Vicentinho - A CUT está cada vez mais trabalhando contra o corporativismo, contra o imediatismo. Portanto, algumas discussões que mereceram reflexão da nossa parte terão que ser feitas. Por exemplo: nós vamos discutir a questão das greves nos setores essenciais.
Folha - Você admite que alguns setores não deveriam fazer greve?
Vicentinho - Eu admito que alguns setores têm que repensar a maneira de fazer greve.
Folha - Você diz que gostaria de discutir uma política industrial para o Brasil. Quais são suas idéias?
Vicentinho - Em termos de Mercosul, por exemplo, nós achamos que não pode causar desemprego neste ou naquele país. Nós procuraremos um equilíbrio a partir da assinatura de uma carta social que impeça o 'dumping' social.
Nós queremos introduzir também a dicussão sobre produtividade e qualidade, que era um tabu para o movimento sindical. Evidentemente nós não concordamos com esta política piegas de qualidade total, em que apenas se pensa na produção como um louco, sem considerar o trabalhador.
Folha - O trabalhador brasileiro está preparado para este tipo de discussão?
Vicentinho - Ou o movimento sindical se prepara para este tipo de debate ou vai ficar derrapando. Porque se você brigar por um emprego hoje, mas amanhã a fábrica fechar, não adiantou brigar pelo emprego.
Folha - Você reconhece que muito do enxugamento nas empresas foi decorrente das necessidades de sobrevivência em mercados competitivos?

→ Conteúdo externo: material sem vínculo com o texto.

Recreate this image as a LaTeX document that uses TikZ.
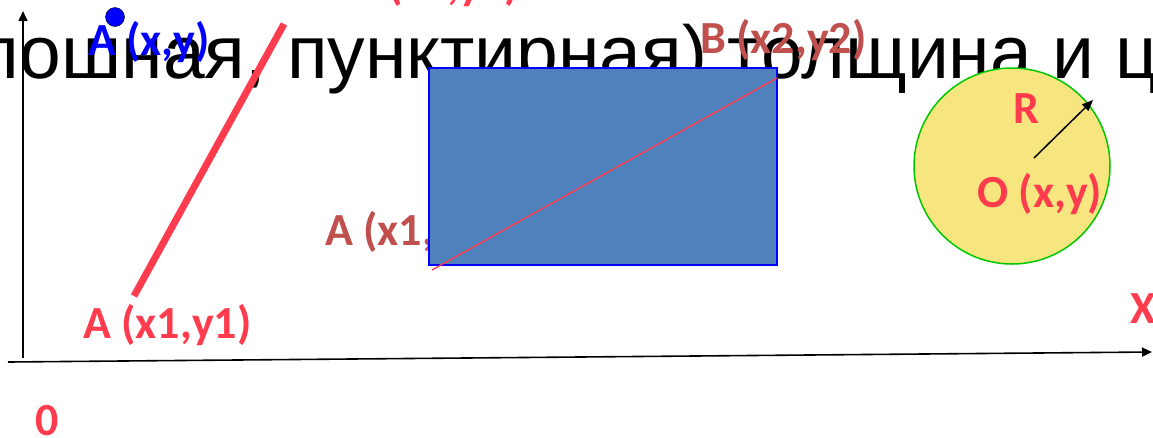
\documentclass[tikz,border=0pt]{standalone}
\usepackage{fontspec}
\setmainfont{Liberation Sans}
\newfontfamily\etichetta{Carlito}
\usepackage{tikz}
\usetikzlibrary{arrows.meta}
\usepackage{xcolor}
\definecolor{rosso}{RGB}{255,59,78}
\definecolor{mattone}{RGB}{192,80,77}
\definecolor{azzurro}{RGB}{79,129,189}
\definecolor{giallo}{RGB}{247,230,127}
\definecolor{verde}{RGB}{0,200,0}
\tikzset{
  lab/.style={font=\etichetta\bfseries\fontsize{46}{46}\selectfont, inner sep=0pt, anchor=base west},
  asse/.style={line width=1.6pt, -{Triangle[length=10pt,width=9pt]}}
}

\begin{document}
\begin{tikzpicture}[x=1pt,y=-1pt]
\useasboundingbox (0,0) rectangle (1153,437);
% Testo di sfondo, tagliato ai bordi
\node[font=\fontsize{75}{75}\selectfont, inner sep=0pt, anchor=base west] (riga) at (-103,78) {сплошная, пунктирная) толщина и цвет};
% Assi
\coordinate (xs) at (8,362); \coordinate (xe) at (1152,352);
\coordinate (ys) at (23,358); \coordinate (ye) at (23,11);
\draw[asse] (xs) -- (xe);
\draw[asse] (ys) -- (ye);
\node[lab, text=rosso] (zero) at (35,435) {0};
\node[lab, text=rosso] (asx) at (1130,323) {X};
% Segmento spesso
\coordinate (a1) at (134,296); \coordinate (b1) at (284,24);
\draw[rosso, line width=7pt] (a1) -- (b1);
\node[lab, text=rosso] (la1) at (83,338) {A (x1,y1)};
\node[lab, text=rosso] (lb1) at (352,-1) {B (x2,y2)};
% Punto
\node[circle, fill=blue, draw=black, minimum size=19pt, inner sep=0pt] (pt) at (115,17) {};
\node[lab, text=blue] (lpt) at (88,55) {A (x,y)};
% Rettangolo
\node[lab, text=mattone] (la2) at (325,245) {A (x1,y1)};
\node[draw=blue, fill=azzurro, line width=1.5pt, minimum width=348pt, minimum height=197pt, inner sep=0pt, anchor=north west] (rett) at (428,67) {};
\coordinate (a2) at (432,270); \coordinate (b2) at (777,78);
\draw[rosso, line width=1.4pt] (a2) -- (b2);
\node[lab, text=mattone] (lb2) at (700,53) {B (x2,y2)};
% Cerchio
\node[circle, draw=verde, fill=giallo, line width=1.5pt, minimum size=196pt, inner sep=0pt] (cerchio) at (1012,166) {};
\coordinate (c0) at (1034,158); \coordinate (c1) at (1093,100);
\draw[line width=1.5pt, -{Triangle[length=11pt,width=9pt]}] (c0) -- (c1);
\node[lab, text=rosso] (lr) at (1013,123) {R};
\node[lab, text=rosso] (lo) at (977,207) {O (x,y)};
\end{tikzpicture}
\end{document}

Vicentinho - Sim, eu reconheço. É lógico que nós sabemos que nossa entrada neste debate é porque em muitos países há uma preocupação humana muito grande. Nós chegamos a introduzir acordos aqui –porque aconteceram no Japão– com empresas. Na hora em que a modernização ameaçou o emprego, nós discutimos as alternativas e a empresa não introduziu as mudanças.
Nós estamos participando de alguns desafios. Quando uma empresa tenta terceirizar um produto, nós lutamos para provar que aquele produto feito na fábrica, além de segurar o emprego, pode ser mais barato do que o terceirizado.
Discutir "just in time", novos métodos, ilhas de produção... Estamos dispostos a discutir.